* Problem requirements: Without the images, write out the whole listing exactly.

[START Source data]

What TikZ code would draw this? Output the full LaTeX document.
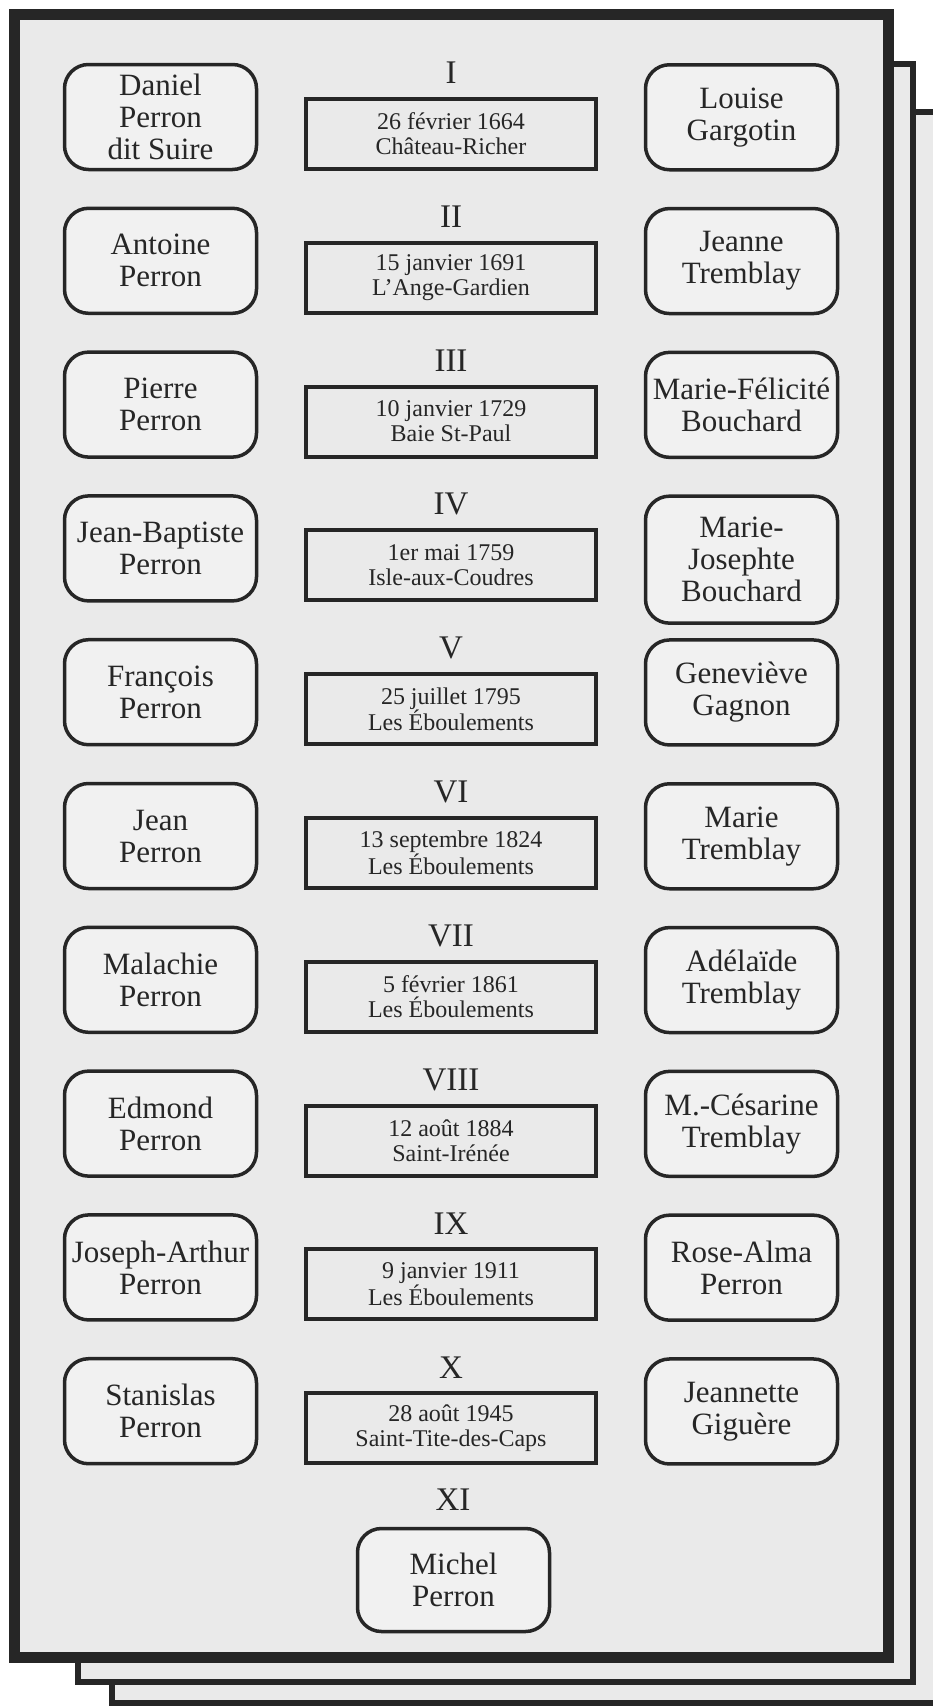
\documentclass[tikz,border=0pt]{standalone}
\usepackage{fontspec}
\setmainfont{Liberation Serif}
\definecolor{ink}{HTML}{262626}
\definecolor{paper}{HTML}{EAEAEA}
\definecolor{boxfill}{HTML}{F1F1F1}
\tikzset{
  person/.style={draw=ink, fill=boxfill, line width=3.5pt, rounded corners=24pt,
    minimum width=192pt, minimum height=105pt, align=center, inner sep=0pt,
    font=\fontsize{31}{32}\selectfont, text=ink},
  datebox/.style={draw=ink, fill=paper, line width=4pt, minimum width=290pt,
    minimum height=70pt, align=center, inner sep=0pt,
    font=\fontsize{24}{25}\selectfont, text=ink},
  gen/.style={font=\fontsize{33}{33}\selectfont, text=ink, inner sep=0pt},
  sheet/.style={draw=ink, fill=paper},
}
\begin{document}
\begin{tikzpicture}[x=1pt,y=-1pt]
\useasboundingbox (0,0) rectangle (933,1706);
\fill[white] (0,0) rectangle (933,1706);
\clip (0,0) rectangle (933,1706);
% stacked sheets
\draw[sheet, line width=6pt] (112,111.5) rectangle (980,1703);
\draw[sheet, line width=6pt] (78,63.5) rectangle (913,1681.5);
\draw[sheet, line width=11pt] (14.5,14.5) rectangle (888,1657.5);
% generations
\foreach \i/\g/\L/\D/\P/\R/\h in {
  1/I/{Daniel\\Perron\\dit Suire}/{26 février 1664}/{Château-Richer}/{Louise\\Gargotin}/105,
  2/II/{Antoine\\Perron}/{15 janvier 1691}/{L\char39 Ange-Gardien}/{Jeanne\\Tremblay}/105,
  3/III/{Pierre\\Perron}/{10 janvier 1729}/{Baie St-Paul}/{Marie-Félicité\\Bouchard}/105,
  4/IV/{Jean-Baptiste\\Perron}/{1er mai 1759}/{Isle-aux-Coudres}/{Marie-\\Josephte\\Bouchard}/127,
  5/V/{François\\Perron}/{25 juillet 1795}/{Les Éboulements}/{Geneviève\\Gagnon}/105,
  6/VI/{Jean\\Perron}/{13 septembre 1824}/{Les Éboulements}/{Marie\\Tremblay}/105,
  7/VII/{Malachie\\Perron}/{5 février 1861}/{Les Éboulements}/{Adélaïde\\Tremblay}/105,
  8/VIII/{Edmond\\Perron}/{12 août 1884}/{Saint-Irénée}/{M.-Césarine\\Tremblay}/105,
  9/IX/{Joseph-Arthur\\Perron}/{9 janvier 1911}/{Les Éboulements}/{Rose-Alma\\Perron}/105,
  10/X/{Stanislas\\Perron}/{28 août 1945}/{Saint-Tite-des-Caps}/{Jeannette\\Giguère}/105}{
  \pgfmathsetmacro{\t}{63+143.8*(\i-1)}
  \pgfmathsetmacro{\rc}{\t+(\h+3.5)/2}
  \node[person] (l\i) at (160.5,\t+54) {\L};
  \node[person, minimum height=\h pt] (r\i) at (741.5,\rc) {\R};
  \node[gen] (g\i) at (451,\t+10) {\g};
  \node[datebox] (d\i) at (451,\t+71) {\D\\\P};
}
\node[gen] (g11) at (453,1500) {XI};
\node[person, minimum height=103pt] (m) at (453.5,1580) {Michel\\Perron};
\end{tikzpicture}
\end{document}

[END Source data]

* In response:
What TikZ code would draw this? Output the full LaTeX document.
\documentclass[tikz,border=0pt]{standalone}
\usepackage{fontspec}
\setmainfont{Liberation Serif}
\definecolor{ink}{HTML}{262626}
\definecolor{paper}{HTML}{EAEAEA}
\definecolor{boxfill}{HTML}{F1F1F1}
\tikzset{
  person/.style={draw=ink, fill=boxfill, line width=3.5pt, rounded corners=24pt,
    minimum width=192pt, minimum height=105pt, align=center, inner sep=0pt,
    font=\fontsize{31}{32}\selectfont, text=ink},
  datebox/.style={draw=ink, fill=paper, line width=4pt, minimum width=290pt,
    minimum height=70pt, align=center, inner sep=0pt,
    font=\fontsize{24}{25}\selectfont, text=ink},
  gen/.style={font=\fontsize{33}{33}\selectfont, text=ink, inner sep=0pt},
  sheet/.style={draw=ink, fill=paper},
}
\begin{document}
\begin{tikzpicture}[x=1pt,y=-1pt]
\useasboundingbox (0,0) rectangle (933,1706);
\fill[white] (0,0) rectangle (933,1706);
\clip (0,0) rectangle (933,1706);
% stacked sheets
\draw[sheet, line width=6pt] (112,111.5) rectangle (980,1703);
\draw[sheet, line width=6pt] (78,63.5) rectangle (913,1681.5);
\draw[sheet, line width=11pt] (14.5,14.5) rectangle (888,1657.5);
% generations
\foreach \i/\g/\L/\D/\P/\R/\h in {
  1/I/{Daniel\\Perron\\dit Suire}/{26 février 1664}/{Château-Richer}/{Louise\\Gargotin}/105,
  2/II/{Antoine\\Perron}/{15 janvier 1691}/{L\char39 Ange-Gardien}/{Jeanne\\Tremblay}/105,
  3/III/{Pierre\\Perron}/{10 janvier 1729}/{Baie St-Paul}/{Marie-Félicité\\Bouchard}/105,
  4/IV/{Jean-Baptiste\\Perron}/{1er mai 1759}/{Isle-aux-Coudres}/{Marie-\\Josephte\\Bouchard}/127,
  5/V/{François\\Perron}/{25 juillet 1795}/{Les Éboulements}/{Geneviève\\Gagnon}/105,
  6/VI/{Jean\\Perron}/{13 septembre 1824}/{Les Éboulements}/{Marie\\Tremblay}/105,
  7/VII/{Malachie\\Perron}/{5 février 1861}/{Les Éboulements}/{Adélaïde\\Tremblay}/105,
  8/VIII/{Edmond\\Perron}/{12 août 1884}/{Saint-Irénée}/{M.-Césarine\\Tremblay}/105,
  9/IX/{Joseph-Arthur\\Perron}/{9 janvier 1911}/{Les Éboulements}/{Rose-Alma\\Perron}/105,
  10/X/{Stanislas\\Perron}/{28 août 1945}/{Saint-Tite-des-Caps}/{Jeannette\\Giguère}/105}{
  \pgfmathsetmacro{\t}{63+143.8*(\i-1)}
  \pgfmathsetmacro{\rc}{\t+(\h+3.5)/2}
  \node[person] (l\i) at (160.5,\t+54) {\L};
  \node[person, minimum height=\h pt] (r\i) at (741.5,\rc) {\R};
  \node[gen] (g\i) at (451,\t+10) {\g};
  \node[datebox] (d\i) at (451,\t+71) {\D\\\P};
}
\node[gen] (g11) at (453,1500) {XI};
\node[person, minimum height=103pt] (m) at (453.5,1580) {Michel\\Perron};
\end{tikzpicture}
\end{document}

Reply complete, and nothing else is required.